A Cape Breton legion has come up with a new way to honour veterans who made the ultimate sacrifice this Remembrance Day.

Members of the Sydney Mines legion are installing 138 crosses around the community’s cenotaph to serve as a visual reminder of the soldiers who went to war and never came back.

Each cross is inscribed with the name of a soldier from the community who died in a conflict.

“There is 76 First World War, 59 Second, one Korea, one naval merchant, and one for the unknown soldier,” explains George MacIntosh of the Royal Canadian Legion Branch 8.

The wooden crosses were made by legion member James Lyle and local contractor and woodworker Kevin Miller, whose father served overseas in the Second World War.

“They’ve done so much for us, the members, and the people that are on these crosses, sacrificing ultimately, so I don’t think it was too much for me to build the crosses,” says Miller.
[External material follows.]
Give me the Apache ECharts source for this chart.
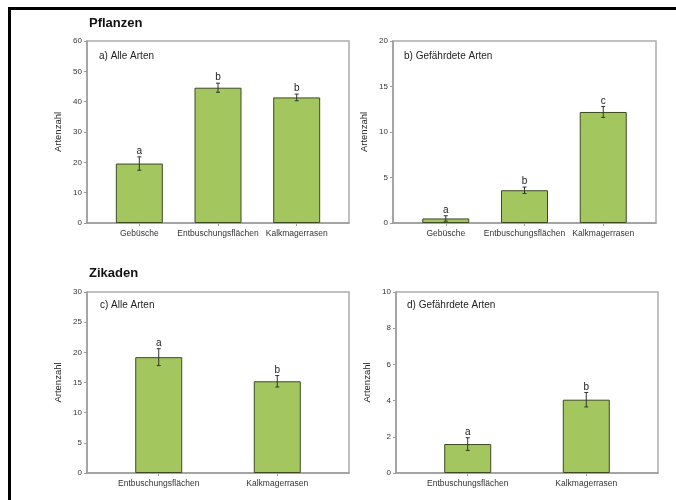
<!DOCTYPE html>
<html>
<head>
<meta charset="utf-8">
<script src="https://cdn.jsdelivr.net/npm/echarts@6/dist/echarts.min.js"></script>
<style>html,body{margin:0;padding:0;background:#fff}#c{width:676px;height:500px}</style>
</head>
<body>
<div id="c"></div>
<script>
// ---- data ----
var catsPflanzen = ['Gebüsche', 'Entbuschungsflächen', 'Kalkmagerrasen'];
var catsZikaden = ['Entbuschungsflächen', 'Kalkmagerrasen'];
var valuesA = [19.6, 44.6, 41.4];
var errorsA = [2.2, 1.5, 1.1];
var lettersA = ['a', 'b', 'b'];
var valuesB = [0.5, 3.6, 12.2];
var errorsB = [0.3, 0.35, 0.6];
var lettersB = ['a', 'b', 'c'];
var valuesC = [19.2, 15.2];
var errorsC = [1.4, 0.95];
var lettersC = ['a', 'b'];
var valuesD = [1.6, 4.05];
var errorsD = [0.35, 0.4];
var lettersD = ['a', 'b'];
var yTicksA = [0, 60, 10];
var yTicksB = [0, 20, 5];
var yTicksC = [0, 30, 5];
var yTicksD = [0, 10, 2];
var groupTitles = ['Pflanzen', 'Zikaden'];
var panelTitles = ['a) Alle Arten', 'b) Gefährdete Arten', 'c) Alle Arten', 'd) Gefährdete Arten'];
var yName = 'Artenzahl';

var FONT = '"Liberation Sans", Arial, sans-serif';
var AX = '#9c9c9c';
var chart = echarts.init(document.getElementById('c'));

var panels = [
  {cats: catsPflanzen, v: valuesA, e: errorsA, l: lettersA, y: yTicksA, grid: {left: 87, top: 41, width: 262, height: 182}, xr: [-0.665, 2.665]},
  {cats: catsPflanzen, v: valuesB, e: errorsB, l: lettersB, y: yTicksB, grid: {left: 393, top: 41, width: 263, height: 182}, xr: [-0.67, 2.67]},
  {cats: catsZikaden, v: valuesC, e: errorsC, l: lettersC, y: yTicksC, grid: {left: 87, top: 292, width: 262, height: 181}, xr: [-0.605, 1.605]},
  {cats: catsZikaden, v: valuesD, e: errorsD, l: lettersD, y: yTicksD, grid: {left: 396, top: 292, width: 262, height: 181}, xr: [-0.605, 1.605]}
];

var grids = [], xAxes = [], yAxes = [], series = [];
panels.forEach(function (p, i) {
  grids.push(Object.assign({show: true, borderColor: '#acacac', borderWidth: 1.5, backgroundColor: 'transparent'}, p.grid));
  var idx = p.cats.map(function (_, k) { return k; });
  xAxes.push({
    type: 'value', gridIndex: i, min: p.xr[0], max: p.xr[1],
    axisLine: {show: true, onZero: false, lineStyle: {color: AX, width: 1.5}},
    axisTick: {show: true, customValues: idx, length: 3, lineStyle: {color: AX}},
    splitLine: {show: false},
    axisLabel: {customValues: idx, fontSize: 8.5, color: '#333', fontFamily: FONT, margin: 6,
      formatter: (function (cats) { return function (v) { return cats[Math.round(v)] || ''; }; })(p.cats)}
  });
  yAxes.push({
    type: 'value', gridIndex: i, min: p.y[0], max: p.y[1], interval: p.y[2],
    axisLine: {show: true, onZero: false, lineStyle: {color: AX, width: 1.5}},
    axisTick: {show: true, length: 3, lineStyle: {color: AX}},
    splitLine: {show: false},
    axisLabel: {fontSize: 8, color: '#333', fontFamily: FONT, margin: 5},
    name: yName, nameLocation: 'middle', nameGap: 24, nameRotate: 90,
    nameTextStyle: {fontSize: 9.5, color: '#222', fontFamily: FONT}
  });
  series.push({
    type: 'bar', xAxisIndex: i, yAxisIndex: i, barWidth: 47, z: 2,
    data: p.v.map(function (v, k) { return [k, v]; }),
    itemStyle: {color: '#a4c65e', borderColor: '#3e4a24', borderWidth: 1},
    silent: true, animation: false
  });
  series.push({
    type: 'custom', xAxisIndex: i, yAxisIndex: i, animation: false, silent: true, z: 5,
    data: p.v.map(function (v, k) { return [k, v, p.e[k], k]; }),
    renderItem: (function (letters) {
      return function (params, api) {
        var x = api.value(0), y = api.value(1), e = api.value(2);
        var t = api.coord([x, y + e]), b = api.coord([x, y - e]);
        var c = '#333';
        return {type: 'group', children: [
          {type: 'line', shape: {x1: t[0], y1: t[1], x2: b[0], y2: b[1]}, style: {stroke: c, lineWidth: 1}},
          {type: 'line', shape: {x1: t[0] - 2, y1: t[1], x2: t[0] + 2, y2: t[1]}, style: {stroke: c, lineWidth: 1}},
          {type: 'line', shape: {x1: b[0] - 2, y1: b[1], x2: b[0] + 2, y2: b[1]}, style: {stroke: c, lineWidth: 1}},
          {type: 'text', x: t[0], y: t[1] - 0.5, style: {text: letters[api.value(3)], fontSize: 10, fontFamily: FONT, fill: '#222', align: 'center', verticalAlign: 'bottom'}}
        ]};
      };
    })(p.l)
  });
});

var titles = [
  {text: groupTitles[0], left: 89, top: 17, textStyle: {fontSize: 13, fontWeight: 'bold', fontFamily: FONT, color: '#111'}},
  {text: groupTitles[1], left: 89, top: 267, textStyle: {fontSize: 13, fontWeight: 'bold', fontFamily: FONT, color: '#111'}},
  {text: panelTitles[0], left: 99, top: 51, textStyle: {fontSize: 10, fontWeight: 'normal', fontFamily: FONT, color: '#222'}},
  {text: panelTitles[1], left: 404, top: 51, textStyle: {fontSize: 10, fontWeight: 'normal', fontFamily: FONT, color: '#222'}},
  {text: panelTitles[2], left: 100, top: 300, textStyle: {fontSize: 10, fontWeight: 'normal', fontFamily: FONT, color: '#222'}},
  {text: panelTitles[3], left: 407, top: 300, textStyle: {fontSize: 10, fontWeight: 'normal', fontFamily: FONT, color: '#222'}}
];
titles.forEach(function (t) { t.padding = 0; });

chart.setOption({
  animation: false,
  title: titles,
  grid: grids,
  xAxis: xAxes,
  yAxis: yAxes,
  series: series,
  graphic: [
    {type: 'line', shape: {x1: 8, y1: 8.5, x2: 676, y2: 8.5}, style: {stroke: '#000', lineWidth: 3}},
    {type: 'line', shape: {x1: 9.5, y1: 7, x2: 9.5, y2: 500}, style: {stroke: '#000', lineWidth: 3}}
  ]
});
</script>
</body>
</html>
The lumber for the crosses was donated by a local building supplies store, where the manager also happens to be a veteran.

MacIntosh says the community has come together to make the project possible.

“Our motto is, ‘We will remember them,’ and this is just another way to show that we will remember them,” he says.

The crosses will be placed around the cenotaph, where the community holds its Remembrance Day service every year.

“The grandchildren and so forth can go down to the cenotaph and walk through these crosses and say, ‘That’s my great-grandfather,’ which they probably never had the opportunity to do anywhere else, so we think it’s going to be pretty special on Nov. 11,” says MacIntosh.

In the summer, legion members placed 138 Canadian flags at the cenotaph as part of a similar project, but this is the first year for the crosses. Project coordinator James Lyle says they hope to make the crosses part of Remembrance Day every year.

“It’s nice for my children to be able to go there and realize the sacrifice that was made, to give us what we have today,” he says.